Three new productions featuring African-Americans are coming to Broadway. “Theatergoers today typically have to go to venues well beyond the neon lights of Times Square to find plays that address modern cultural struggles and ideas that aren’t set to music. The triptych of African-American tales spanning the post-World War II era to the present will temporarily add more color to Broadway’s palette, but along the way may also prompt a discussion about what really constitutes diversity on US theater’s most high-profile road.”

Broadway’s Winter Blues

Three more shows are closing on Broadway. “This month’s closings will bring the total since the season began last fall to 11, making it one of the more disappointing sessions in recent Broadway history. ‘No one in the Broadway community expected this traditionally challenging season to be so rough’.”

Wolfe Leaving The Public

George C. Wolfe is leaving the helm of New York’s Public Theatre. “Mr. Wolfe has established something of a cult of personality at the Public, in the tradition of the legendary Joseph Papp. And as the leading black stage director in the country and an openly gay man, he embodied the Public’s determination to reach diverse artists and audiences.”

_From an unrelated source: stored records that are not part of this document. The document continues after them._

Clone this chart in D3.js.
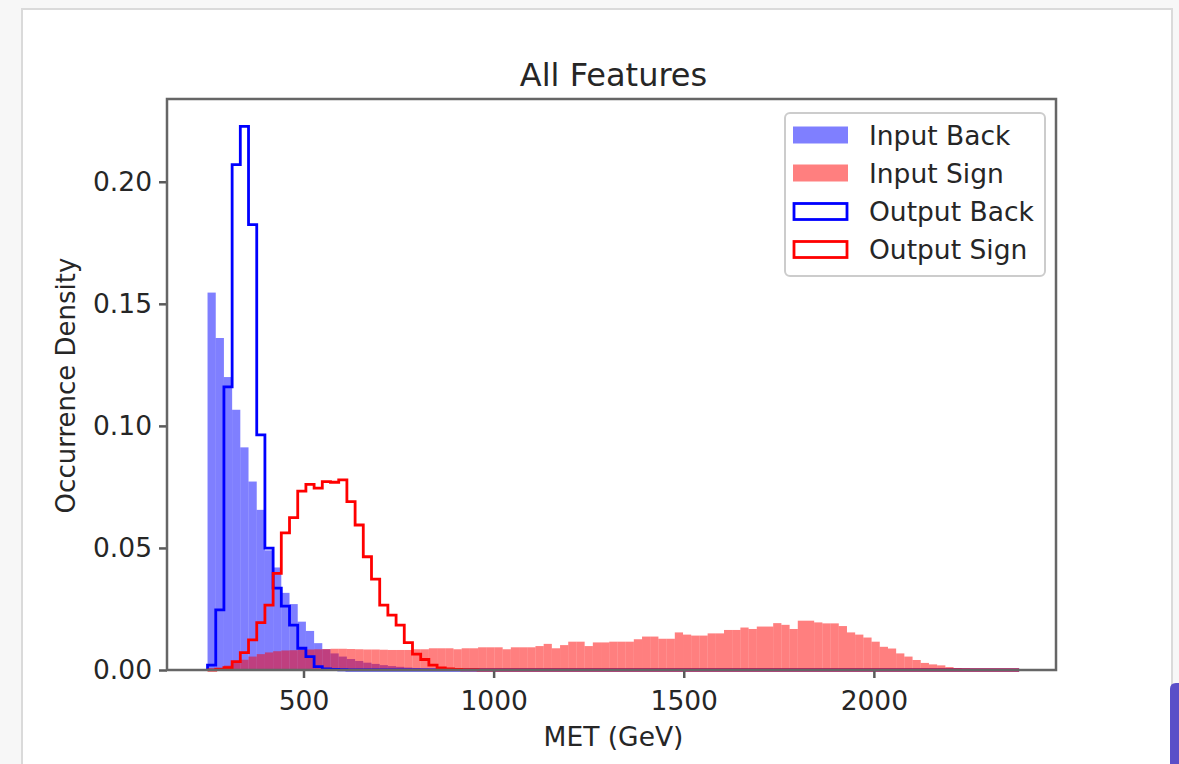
<!DOCTYPE html>
<html><head><meta charset="utf-8">
<script src="https://cdn.jsdelivr.net/npm/d3@7"></script>
<style>
body{margin:0;background:#fff}
svg{display:block}
text{font-family:"DejaVu Sans",sans-serif;fill:#262626}
</style>
</head><body>
<svg id="c" width="1179" height="764"></svg>
<script>
// ---- data ----
const chartTitle = "All Features";
const xLabel = "MET (GeV)";
const yLabel = "Occurrence Density";
const xTicks = [500, 1000, 1500, 2000];
const yTicks = [0.00, 0.05, 0.10, 0.15, 0.20];
const seriesNames = ["Input Back", "Input Sign", "Output Back", "Output Sign"];

// common histogram bin edges (GeV), 99 bins
const binEdges = [
 247.6,269.2,290.7,312.3,333.8,355.4,377.0,398.5,420.1,441.6,
 463.2,484.8,506.3,527.9,549.4,571.0,592.6,614.1,635.7,657.2,
 678.8,700.4,721.9,743.5,765.0,786.6,808.2,829.7,851.3,872.8,
 894.4,916.0,937.5,959.1,980.6,1002.2,1023.8,1045.3,1066.9,1088.4,
 1110.0,1131.6,1153.1,1174.7,1196.2,1217.8,1239.4,1260.9,1282.5,1304.0,
 1325.6,1347.2,1368.7,1390.3,1411.8,1433.4,1455.0,1476.5,1498.1,1519.6,
 1541.2,1562.8,1584.3,1605.9,1627.4,1649.0,1670.6,1692.1,1713.7,1735.2,
 1756.8,1778.4,1799.9,1821.5,1843.0,1864.6,1886.2,1907.7,1929.3,1950.8,
 1972.4,1994.0,2015.5,2037.1,2058.6,2080.2,2101.8,2123.3,2144.9,2166.4,
 2188.0,2209.6,2231.1,2252.7,2274.2,2295.8,2317.4,2338.9,2360.5,2382.0
];

const inputBack = [
 0.1546,0.136,0.12,0.1066,0.0912,0.0772,0.0656,0.049,0.042,0.0316,
 0.027,0.0198,0.016,0.011,0.0085,0.0068,0.0055,0.0045,0.0037,0.003,
 0.0025,0.002,0.0016,0.0013,0.001,0.0008,0.0006,0.0005,0.0004,0.0003,
 0.0002,0.0001,0,0,0,0,0,0,0,0,
 0,0,0,0,0,0,0,0,0,0,
 0,0,0,0,0,0,0,0,0,0,
 0,0,0,0,0,0,0,0,0,0,
 0,0,0,0,0,0,0,0,0,0,
 0,0,0,0,0,0,0,0,0,0,
 0,0,0,0,0,0,0,0,0
];

const inputSign = [
 0.0003,0.0008,0.0018,0.003,0.0042,0.0055,0.0065,0.0072,0.0077,0.008,
 0.0081,0.0083,0.0084,0.0085,0.0086,0.0087,0.0087,0.0086,0.0085,0.0084,
 0.0084,0.0083,0.0082,0.0082,0.0082,0.0085,0.0085,0.0089,0.0089,0.0089,
 0.0085,0.0089,0.0089,0.0093,0.0093,0.0093,0.0085,0.0093,0.0093,0.0093,
 0.0098,0.0107,0.0089,0.0102,0.0116,0.0116,0.0098,0.0113,0.0113,0.0116,
 0.0116,0.0116,0.0126,0.0137,0.0137,0.0128,0.0128,0.0154,0.0145,0.0141,
 0.0141,0.015,0.015,0.0164,0.0164,0.0174,0.0168,0.0178,0.0178,0.0192,
 0.0185,0.0168,0.0202,0.0202,0.0195,0.0191,0.0191,0.018,0.0154,0.0145,
 0.0133,0.0116,0.0095,0.0088,0.0068,0.0055,0.0041,0.0029,0.0023,0.0019,
 0.0012,0.0008,0.0006,0.0004,0.0003,0.0003,0.0002,0.0001,0.0001
];

const outputBack = [
 0.002,0.0246,0.116,0.207,0.2227,0.1824,0.0963,0.0499,0.0335,0.0262,
 0.0184,0.0089,0.0055,0.0014,0.0004,0.0002,0.0001,0,0,0,
 0,0,0,0,0,0,0,0,0,0,
 0,0,0,0,0,0,0,0,0,0,
 0,0,0,0,0,0,0,0,0,0,
 0,0,0,0,0,0,0,0,0,0,
 0,0,0,0,0,0,0,0,0,0,
 0,0,0,0,0,0,0,0,0,0,
 0,0,0,0,0,0,0,0,0,0,
 0,0,0,0,0,0,0,0,0
];

const outputSign = [
 0,0.0003,0.001,0.0034,0.0071,0.0123,0.0194,0.0266,0.0396,0.0562,
 0.0624,0.0733,0.076,0.0745,0.0772,0.0769,0.0779,0.069,0.0594,0.0464,
 0.0372,0.0266,0.0225,0.0184,0.0112,0.0065,0.0043,0.002,0.0009,0.0004,
 0.0002,0.0001,0.0001,0,0,0,0,0,0,0,
 0,0,0,0,0,0,0,0,0,0,
 0,0,0,0,0,0,0,0,0,0,
 0,0,0,0,0,0,0,0,0,0,
 0,0,0,0,0,0,0,0,0,0,
 0,0,0,0,0,0,0,0,0,0,
 0,0,0,0,0,0,0,0,0
];

// ---- drawing ----
const svg = d3.select("#c");
const W = 1179, H = 764;
const plot = {left:167, right:1056, top:99, bottom:670};

// page / card background
svg.append("rect").attr("x",0).attr("y",0).attr("width",W).attr("height",H).attr("fill","#f7f7f7");
svg.append("rect").attr("x",22).attr("y",9).attr("width",1150).attr("height",H+20)
  .attr("fill","#fff").attr("stroke","#dadada").attr("stroke-width",2);
svg.append("path").attr("d","M1179,683 L1176,683 Q1170,683 1170,689 L1170,764 L1179,764 Z").attr("fill","#5a4fc8");

const x = d3.scaleLinear().domain([141, 2479]).range([plot.left, plot.right]);
const y = d3.scaleLinear().domain([0, 0.2339]).range([plot.bottom, plot.top]);

const bins = d3.range(binEdges.length - 1).map(i => ({x0: binEdges[i], x1: binEdges[i+1], i}));

const g = svg.append("g");

function drawBars(values, color) {
  g.append("g").selectAll("rect").data(bins).join("rect")
    .attr("x", d => x(d.x0))
    .attr("width", d => x(d.x1) - x(d.x0))
    .attr("y", d => y(values[d.i]))
    .attr("height", d => y(0) - y(values[d.i]))
    .attr("fill", color).attr("fill-opacity", 0.5);
}
function drawStep(values, color) {
  const pts = [[binEdges[0], 0]];
  bins.forEach(d => { pts.push([d.x0, values[d.i]]); pts.push([d.x1, values[d.i]]); });
  pts.push([binEdges[binEdges.length-1], 0]);
  const line = d3.line().x(p => x(p[0])).y(p => y(p[1]));
  g.append("path").attr("d", line(pts)).attr("fill","none")
    .attr("stroke", color).attr("stroke-width", 2.8).attr("stroke-linejoin","miter");
}

drawBars(inputBack, "#0000ff");
drawBars(inputSign, "#ff0000");
drawStep(outputBack, "#0000ff");
drawStep(outputSign, "#ff0000");

// axes
const xAxis = d3.axisBottom(x).tickValues(xTicks).tickFormat(d3.format("d")).tickSize(8).tickPadding(13);
const yAxis = d3.axisLeft(y).tickValues(yTicks).tickFormat(d3.format(".2f")).tickSize(8).tickPadding(7);

const gx = svg.append("g").attr("transform", `translate(0,${plot.bottom})`).call(xAxis);
const gy = svg.append("g").attr("transform", `translate(${plot.left},0)`).call(yAxis);
[gx, gy].forEach(a => {
  a.select(".domain").remove();
  a.selectAll(".tick line").attr("stroke","#5a5a5a").attr("stroke-width",2.5);
  a.selectAll(".tick text").attr("font-size",26.5).attr("font-family","DejaVu Sans").attr("fill","#262626");
});

// frame
svg.append("rect").attr("x",plot.left).attr("y",plot.top)
  .attr("width",plot.right-plot.left).attr("height",plot.bottom-plot.top)
  .attr("fill","none").attr("stroke","#666").attr("stroke-width",2.5);

// title & labels
svg.append("text").attr("x",(plot.left+plot.right)/2 + 2).attr("y",86)
  .attr("text-anchor","middle").attr("font-size",32).text(chartTitle);
svg.append("text").attr("x",(plot.left+plot.right)/2 + 2).attr("y",746)
  .attr("text-anchor","middle").attr("font-size",26.5).text(xLabel);
svg.append("text").attr("transform",`translate(75,${(plot.top+plot.bottom)/2 + 1}) rotate(-90)`)
  .attr("text-anchor","middle").attr("font-size",26).text(yLabel);

// legend
const lg = svg.append("g");
lg.append("rect").attr("x",785).attr("y",113).attr("width",260).attr("height",163)
  .attr("rx",5).attr("fill","#fff").attr("fill-opacity",0.8)
  .attr("stroke","#cccccc").attr("stroke-width",2);
const legendItems = [
  {name: seriesNames[0], type:"fill", color:"#0000ff"},
  {name: seriesNames[1], type:"fill", color:"#ff0000"},
  {name: seriesNames[2], type:"step", color:"#0000ff"},
  {name: seriesNames[3], type:"step", color:"#ff0000"}
];
const rowY = [135, 173, 211.5, 249.5];
legendItems.forEach((it, k) => {
  const cy = rowY[k];
  if (it.type === "fill") {
    lg.append("rect").attr("x",793).attr("y",cy-8.5).attr("width",55).attr("height",17)
      .attr("fill",it.color).attr("fill-opacity",0.5);
  } else {
    lg.append("rect").attr("x",794).attr("y",cy-8).attr("width",53).attr("height",16)
      .attr("fill","none").attr("stroke",it.color).attr("stroke-width",2.8);
  }
  lg.append("text").attr("x",869).attr("y",cy).attr("dy","0.36em")
    .attr("font-size",26.5).text(it.name);
});
</script>
</body></html>
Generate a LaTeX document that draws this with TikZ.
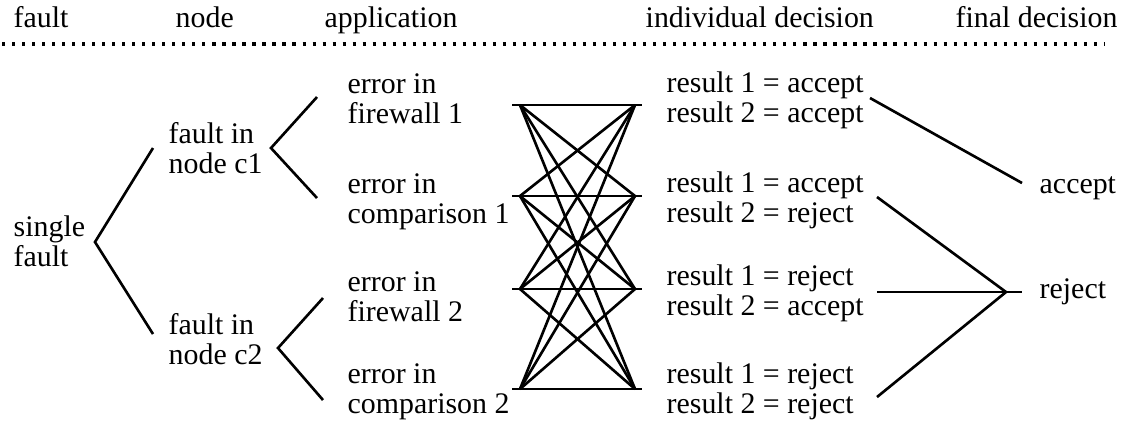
\documentclass[tikz,border=0pt]{standalone}
\usepackage{fontspec}
\setmainfont{Liberation Serif}
\usepackage{tikz}
\usetikzlibrary{positioning,calc}

\begin{document}
\begin{tikzpicture}[
  every node/.style={font=\fontsize{8.5}{8.54}\selectfont,align=left,inner sep=0pt,anchor=base west},
  link/.style={line width=0.75pt},
  rule/.style={line width=0.9pt,dash pattern=on 0.9pt off 1.95pt}
]
\useasboundingbox (0,0) rectangle (11.24,-4.23);

\node (hfault) at (0.13,-0.27) {fault};
\node (hnode) at (1.75,-0.27) {node};
\node (happ) at (3.24,-0.27) {application};
\node (hind) at (6.45,-0.27) {individual decision};
\node (hfin) at (9.55,-0.27) {final decision};
\coordinate (rl) at (0.02,-0.44);
\coordinate (rr) at (11.05,-0.44);
\draw[rule] (rl) -- (rr);

\node (single) at (0.13,-2.66) {single\\fault};
\node (c1) at (1.68,-1.73) {fault in\\node c1};
\node (c2) at (1.68,-3.64) {fault in\\node c2};
\node (fw1) at (3.47,-1.23) {error in\\firewall 1};
\node (cmp1) at (3.47,-2.23) {error in\\comparison 1};
\node (fw2) at (3.47,-3.21) {error in\\firewall 2};
\node (cmp2) at (3.47,-4.13) {error in\\comparison 2};
\node (d1) at (6.66,-1.22) {result 1 = accept\\result 2 = accept};
\node (d2) at (6.66,-2.22) {result 1 = accept\\result 2 = reject};
\node (d3) at (6.66,-3.15) {result 1 = reject\\result 2 = accept};
\node (d4) at (6.66,-4.13) {result 1 = reject\\result 2 = reject};
\node (acc) at (10.39,-1.93) {accept};
\node (rej) at (10.39,-2.98) {reject};

\coordinate (f0) at (0.95,-2.42);
\coordinate (f0a) at (1.53,-1.48);
\coordinate (f0b) at (1.53,-3.34);
\coordinate (f1) at (2.71,-1.48);
\coordinate (f1a) at (3.17,-0.97);
\coordinate (f1b) at (3.17,-1.98);
\coordinate (f2) at (2.78,-3.48);
\coordinate (f2a) at (3.23,-2.98);
\coordinate (f2b) at (3.23,-4.00);
\draw[link] (f0a) -- (f0) -- (f0b);
\draw[link] (f1a) -- (f1) -- (f1b);
\draw[link] (f2a) -- (f2) -- (f2b);

\foreach \i/\y in {1/-1.05,2/-1.96,3/-2.89,4/-3.89} {
  \coordinate (l\i) at (5.20,\y);
  \coordinate (r\i) at (6.35,\y);
}
\foreach \i in {1,...,4} {
  \draw[link] ([xshift=-0.08cm]l\i) -- ([xshift=0.07cm]r\i);
  \foreach \j in {1,...,4}
    \draw[link] (l\i) -- (r\j);
}

\coordinate (e1) at (8.70,-0.98);
\coordinate (e2) at (8.77,-1.97);
\coordinate (e3) at (8.77,-2.92);
\coordinate (e4) at (8.77,-3.97);
\coordinate (ae) at (10.22,-1.83);
\coordinate (rj) at (10.06,-2.92);
\coordinate (re) at (10.22,-2.92);
\draw[link] (e1) -- (ae);
\draw[link] (e2) -- (rj) -- (e4);
\draw[link] (e3) -- (re);
\end{tikzpicture}
\end{document}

The Theatre Of Factual Fiction

On London stages, there are now plays devoted to true events. “The resurgence of the theatre of fact is perhaps suggestive of a deeper problem for writers, namely that modern life in its unimaginable complexity seems to defy invention itself. The convention-bound play, assembling representative characters in symbolic spaces to rehearse the concerns of the hour, looks as capable of capturing the zeitgeist as a fishing net is of landing a blue whale.”

Do Playwrights “Plunder” Other Cultures When They Write About Them?

Playwright Lennie James went to New Zealand to write a play about teenagers there. But he encountered resistance. And it was brutal. “I mean, what is your deal, Lennie James? Are you going to travel the world stealing people’s culture?” When I was thrown out of the club to avoid any more “trouble”, Wiri followed me out, screaming my name at the sky and wishing me well in my quest to rob the “lesser” cultures of the world of their stories. “You go Lennie James! You go, bro!”

Manhattan Theatre Club’s Terrible Season

This was supposed to be a great year for the Manhattan Theatre Club. “The respected off-Broadway company was planning to have a year of celebration as it opened a second front, on Broadway. It had purchased and was restoring the long-abandoned Biltmore Theater. That project turned out brilliantly – the reopened theater is a small gem: intimate, comfortable, and a pleasure to behold. But everywhere else, the season has seemed to fall apart, as one actor after another left MTC productions.”